退職金(1)

米国では10数回の転職は当たり前のようで、最近の日本の若い人の中にはそのような考え方を持つ者もいるようです。

自分のキャリアのステップアップのために転職することは良いことだと私も思います。“会社”というしがらみにとらわれることなく、自分がやりたい “仕事”に対して常に上の目標を設定して突き進む。現職の職場ではその目標が達成できないならば、新天地を求めるのも已むを得ない。

しかし、目標や目的がはっきりしていないのに「今の世の中、転職なんか当たり前」と簡単に鞍替えするのは考え物です。単純に「今できること」を基準に新しい職場を探したとしても、似たような会社規模、似たような仕事内容、そして前職と変わらない収入を得るのに精一杯でしょう。ステップアップ以外の転職の場合に収入が減るのは常識です。

とはいっても「会社が潰れる」「このまま仕事を続けていたら病気になる」など切羽詰った状況ならば少しでも早く見切りを付け新天地を探すべきです。

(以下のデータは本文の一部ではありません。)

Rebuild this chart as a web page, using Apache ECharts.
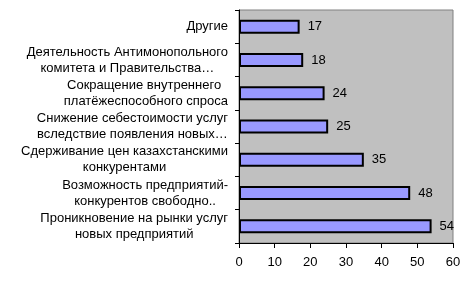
<!DOCTYPE html>
<html><head><meta charset="utf-8">
<script src="https://cdn.jsdelivr.net/npm/echarts@6/dist/echarts.min.js"></script>
<style>html,body{margin:0;padding:0;background:#fff}#c{width:473px;height:282px}</style>
</head><body><div id="c"></div>
<script>
var categories = [
  "Другие",
  "Деятельность Антимонопольного\nкомитета и Правительства…",
  "Сокращение внутреннего \nплатёжеспособного спроса",
  "Снижение себестоимости услуг\nвследствие появления новых…",
  "Сдерживание цен казахстанскими\nконкурентами",
  "Возможность предприятий-\nконкурентов свободно..",
  "Проникновение на рынки услуг\nновых предприятий"
];
var values = [17, 18, 24, 25, 35, 48, 54];
var xTicks = {min: 0, max: 60, interval: 10};

var chart = echarts.init(document.getElementById('c'), null, {renderer: 'canvas'});
chart.setOption({
  animation: false,
  backgroundColor: '#ffffff',
  textStyle: {fontFamily: 'Liberation Sans, Arial, sans-serif'},
  grid: {left: 239, right: 20, top: 10, bottom: 39, show: true,
         backgroundColor: '#c0c0c0', borderColor: '#808080', borderWidth: 1},
  xAxis: {
    type: 'value', min: xTicks.min, max: xTicks.max, interval: xTicks.interval,
    axisLine: {show: true, lineStyle: {color: '#000', width: 1}},
    axisTick: {show: true, length: 5, lineStyle: {color: '#000'}},
    axisLabel: {color: '#000', fontSize: 13, margin: 13, fontFamily: 'Liberation Sans'},
    splitLine: {show: false}
  },
  yAxis: {
    type: 'category', data: categories, inverse: true,
    axisLine: {show: true, lineStyle: {color: '#000', width: 1}},
    axisTick: {show: true, length: 4, lineStyle: {color: '#000'}},
    axisLabel: {
      color: '#000', fontSize: 13, margin: 11, align: 'right',
      lineHeight: 16, fontFamily: 'Liberation Sans',
      formatter: function (v) {
        return v.split('\n').map(function (s) { return '{c|' + s + '}'; }).join('\n');
      },
      rich: {c: {align: 'center', fontSize: 13, lineHeight: 16, color: '#000',
                 fontFamily: 'Liberation Sans'}}
    },
    splitLine: {show: false}
  },
  series: [{
    type: 'bar', data: values, barWidth: 14,
    itemStyle: {color: '#9999ff', borderColor: '#000', borderWidth: 2},
    label: {show: true, position: 'right', distance: 8, color: '#000',
            fontSize: 13, fontFamily: 'Liberation Sans'}
  }]
});
</script></body></html>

転職するにしても、日本の企業の給与体系を考えれば1回、多くても2回までに抑えるべきでしょう。転職したからといって給与が上がるとは限らず、退職金も激減します。

退職金というものは企業で長年勤め上げた人への慰労金みたいなものですから、短期間でコロコロ職場を変わるような人にはその慰労金もあまり支給されない仕組みになっています。

40年間定年まで勤務した人の場合は基本給の約40ヶ月分が退職金として支給されます。
ところが10年程度で自己都合の退職の場合は減額され7ヶ月分程度しか支給されません。
退職時点の基本給で計算されますので、仮に次のような基本給を貰ったとした場合

例えば転職を一度もせずに定年まで働いた人の基本給が次のようだとします。
30歳 25万円
40歳 30万円
50歳 40万円
60歳 50万円
そして10年ごとに転職した人の基本給が次のようだとします。
30歳 25万円
40歳 30万円
50歳 35万円
60歳 40万円
前者が受け取る退職金は「2000万円」、後者が受け取る退職金の総額は「910万円」となります。
数年単位で転職した場合はほとんど退職金をもらえませんので、永年勤続者との差額は開く一方です。

私が何を言いたいのか。
退職金という制度も「終身雇用」に基づいたものであるということです。